■ **Exercise**: Write out the opening lines of the data word for word, up to and including the line with "import seaborn as sns", and leave every picture and every later line out.

───── Records to process

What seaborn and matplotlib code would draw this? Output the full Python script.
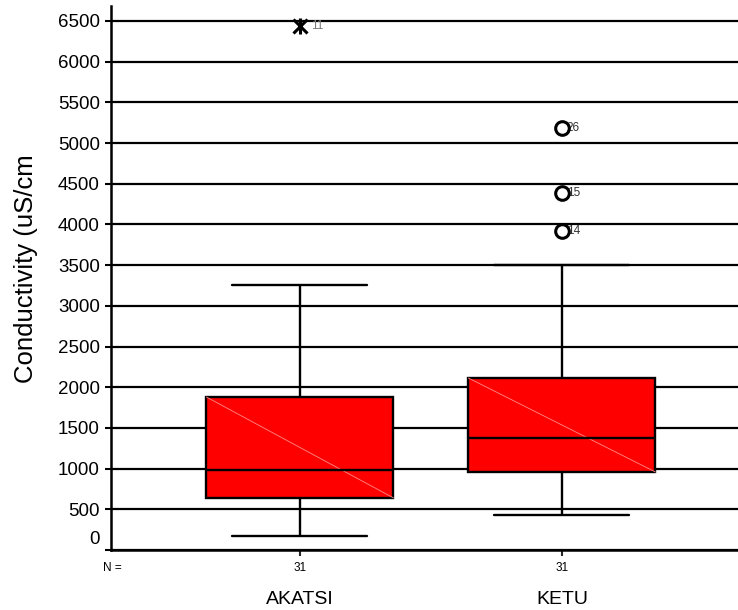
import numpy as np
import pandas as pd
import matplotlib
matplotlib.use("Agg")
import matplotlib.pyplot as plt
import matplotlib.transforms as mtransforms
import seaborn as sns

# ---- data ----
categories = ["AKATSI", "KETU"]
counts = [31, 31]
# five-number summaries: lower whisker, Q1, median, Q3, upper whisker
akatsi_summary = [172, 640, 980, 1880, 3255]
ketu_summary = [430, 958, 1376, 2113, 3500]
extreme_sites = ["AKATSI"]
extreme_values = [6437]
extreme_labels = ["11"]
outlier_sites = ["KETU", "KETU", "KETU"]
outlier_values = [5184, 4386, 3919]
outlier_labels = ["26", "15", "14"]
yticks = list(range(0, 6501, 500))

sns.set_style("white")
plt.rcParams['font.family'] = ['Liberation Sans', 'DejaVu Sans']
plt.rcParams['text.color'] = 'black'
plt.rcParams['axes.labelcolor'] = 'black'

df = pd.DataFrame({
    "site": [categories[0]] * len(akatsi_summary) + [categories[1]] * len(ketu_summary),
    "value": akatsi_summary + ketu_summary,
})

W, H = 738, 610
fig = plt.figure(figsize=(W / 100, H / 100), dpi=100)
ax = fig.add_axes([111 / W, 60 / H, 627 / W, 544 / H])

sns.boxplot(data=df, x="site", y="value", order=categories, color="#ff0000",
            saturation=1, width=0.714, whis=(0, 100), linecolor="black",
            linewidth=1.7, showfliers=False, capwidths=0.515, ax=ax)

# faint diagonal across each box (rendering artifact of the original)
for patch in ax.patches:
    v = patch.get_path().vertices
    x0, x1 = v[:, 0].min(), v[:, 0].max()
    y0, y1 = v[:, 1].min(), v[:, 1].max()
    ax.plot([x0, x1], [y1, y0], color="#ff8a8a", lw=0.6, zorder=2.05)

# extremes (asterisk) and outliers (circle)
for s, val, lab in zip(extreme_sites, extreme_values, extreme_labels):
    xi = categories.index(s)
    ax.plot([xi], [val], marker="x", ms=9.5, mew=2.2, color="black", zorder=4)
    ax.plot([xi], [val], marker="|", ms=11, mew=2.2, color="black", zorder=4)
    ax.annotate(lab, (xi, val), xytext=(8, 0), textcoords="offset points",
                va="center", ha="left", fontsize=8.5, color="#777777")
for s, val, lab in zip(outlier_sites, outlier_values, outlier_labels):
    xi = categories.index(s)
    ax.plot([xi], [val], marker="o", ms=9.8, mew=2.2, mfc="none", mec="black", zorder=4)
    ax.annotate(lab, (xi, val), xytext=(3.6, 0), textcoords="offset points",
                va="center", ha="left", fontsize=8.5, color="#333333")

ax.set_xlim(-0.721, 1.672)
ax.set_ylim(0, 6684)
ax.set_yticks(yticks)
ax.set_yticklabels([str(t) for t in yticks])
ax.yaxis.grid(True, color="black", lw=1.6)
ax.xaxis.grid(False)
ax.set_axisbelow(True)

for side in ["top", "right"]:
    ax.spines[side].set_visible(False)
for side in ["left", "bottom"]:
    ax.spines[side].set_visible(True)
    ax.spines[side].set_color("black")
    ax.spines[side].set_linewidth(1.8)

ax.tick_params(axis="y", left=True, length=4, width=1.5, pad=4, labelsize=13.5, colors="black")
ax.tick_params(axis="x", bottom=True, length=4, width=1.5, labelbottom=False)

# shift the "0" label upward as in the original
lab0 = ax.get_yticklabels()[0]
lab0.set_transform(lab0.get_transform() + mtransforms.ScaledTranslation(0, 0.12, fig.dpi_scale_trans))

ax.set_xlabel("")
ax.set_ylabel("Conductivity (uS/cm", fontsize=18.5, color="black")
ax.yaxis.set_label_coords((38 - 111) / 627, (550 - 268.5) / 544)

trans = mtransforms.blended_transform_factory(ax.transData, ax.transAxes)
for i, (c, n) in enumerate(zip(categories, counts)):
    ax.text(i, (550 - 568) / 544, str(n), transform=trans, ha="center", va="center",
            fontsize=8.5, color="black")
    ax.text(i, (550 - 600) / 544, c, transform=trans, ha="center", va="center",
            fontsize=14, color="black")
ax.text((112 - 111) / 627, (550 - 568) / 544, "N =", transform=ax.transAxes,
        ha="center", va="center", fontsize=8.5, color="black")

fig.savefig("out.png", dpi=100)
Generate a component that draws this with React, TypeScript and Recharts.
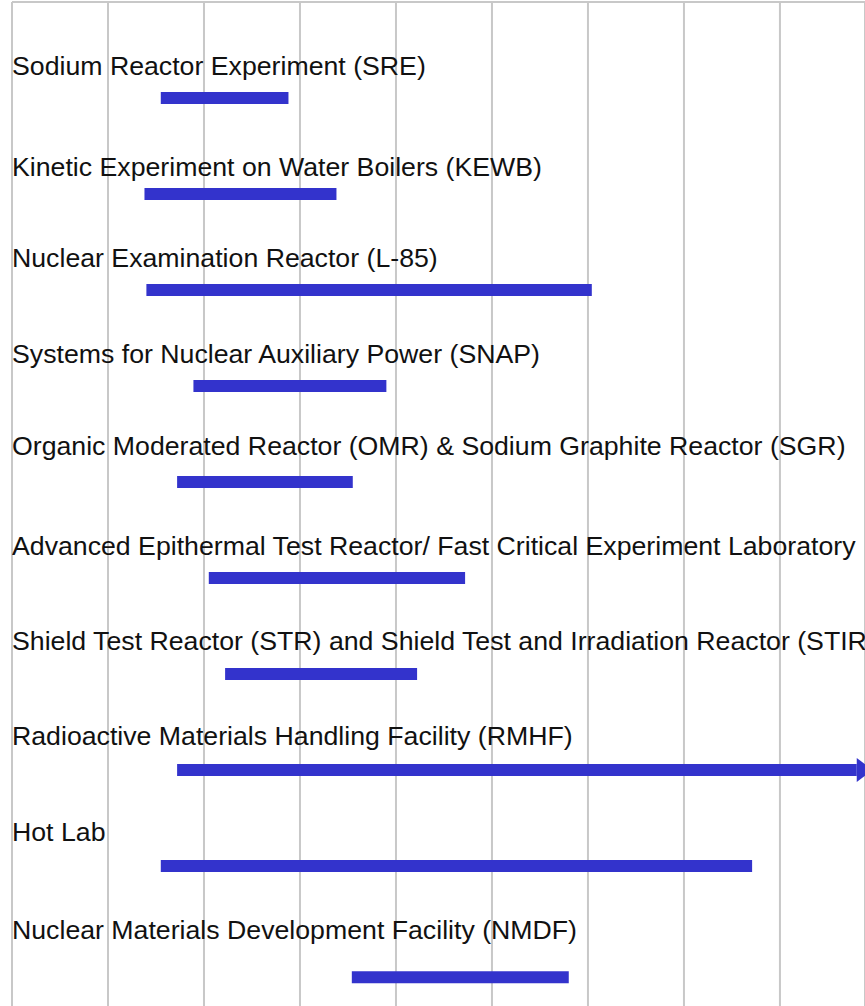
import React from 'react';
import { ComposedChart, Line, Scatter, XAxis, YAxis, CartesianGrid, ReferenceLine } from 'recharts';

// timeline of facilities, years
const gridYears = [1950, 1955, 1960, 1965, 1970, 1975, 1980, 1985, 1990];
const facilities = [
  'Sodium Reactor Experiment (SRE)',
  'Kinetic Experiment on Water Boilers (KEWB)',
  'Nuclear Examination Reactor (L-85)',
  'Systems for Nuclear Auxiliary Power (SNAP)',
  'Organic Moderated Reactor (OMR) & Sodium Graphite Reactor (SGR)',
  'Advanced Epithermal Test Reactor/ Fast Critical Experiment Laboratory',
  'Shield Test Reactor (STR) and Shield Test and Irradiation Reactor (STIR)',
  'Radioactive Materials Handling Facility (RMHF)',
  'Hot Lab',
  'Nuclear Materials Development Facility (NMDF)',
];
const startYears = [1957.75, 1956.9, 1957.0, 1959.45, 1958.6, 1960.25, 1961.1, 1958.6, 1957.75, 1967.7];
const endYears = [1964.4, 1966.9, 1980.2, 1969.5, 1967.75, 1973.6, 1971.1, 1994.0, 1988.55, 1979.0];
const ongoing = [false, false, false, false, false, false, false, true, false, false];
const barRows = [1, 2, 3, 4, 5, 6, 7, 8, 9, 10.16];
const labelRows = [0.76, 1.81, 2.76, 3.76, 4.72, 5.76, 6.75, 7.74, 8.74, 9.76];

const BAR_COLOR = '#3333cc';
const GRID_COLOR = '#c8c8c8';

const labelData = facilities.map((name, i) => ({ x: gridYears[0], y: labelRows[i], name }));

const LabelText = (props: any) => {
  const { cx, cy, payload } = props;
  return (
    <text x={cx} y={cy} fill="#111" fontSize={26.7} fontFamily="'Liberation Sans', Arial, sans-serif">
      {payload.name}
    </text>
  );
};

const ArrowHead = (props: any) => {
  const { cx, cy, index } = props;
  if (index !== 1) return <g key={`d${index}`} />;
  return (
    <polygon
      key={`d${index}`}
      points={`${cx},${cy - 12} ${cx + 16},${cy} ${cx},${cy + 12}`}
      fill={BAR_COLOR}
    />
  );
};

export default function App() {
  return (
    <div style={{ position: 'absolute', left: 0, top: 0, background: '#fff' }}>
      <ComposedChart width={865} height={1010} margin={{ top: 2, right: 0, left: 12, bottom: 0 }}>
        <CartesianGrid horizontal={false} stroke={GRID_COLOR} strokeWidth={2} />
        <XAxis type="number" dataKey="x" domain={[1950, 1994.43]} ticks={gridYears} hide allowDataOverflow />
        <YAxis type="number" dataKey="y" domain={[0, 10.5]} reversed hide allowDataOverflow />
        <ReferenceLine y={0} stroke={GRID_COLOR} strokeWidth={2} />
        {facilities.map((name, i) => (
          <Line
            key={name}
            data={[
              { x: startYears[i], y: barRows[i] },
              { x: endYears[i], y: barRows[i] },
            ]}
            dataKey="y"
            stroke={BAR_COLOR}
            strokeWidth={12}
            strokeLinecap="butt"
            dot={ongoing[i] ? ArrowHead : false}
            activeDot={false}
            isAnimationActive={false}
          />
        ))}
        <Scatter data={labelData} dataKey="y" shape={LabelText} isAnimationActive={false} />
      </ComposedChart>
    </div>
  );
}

──────────

■ **Exercise solution**:
What seaborn and matplotlib code would draw this? Output the full Python script.
import numpy as np
import pandas as pd
import matplotlib
matplotlib.use("Agg")
import matplotlib.pyplot as plt
import matplotlib.transforms as mtransforms
import seaborn as sns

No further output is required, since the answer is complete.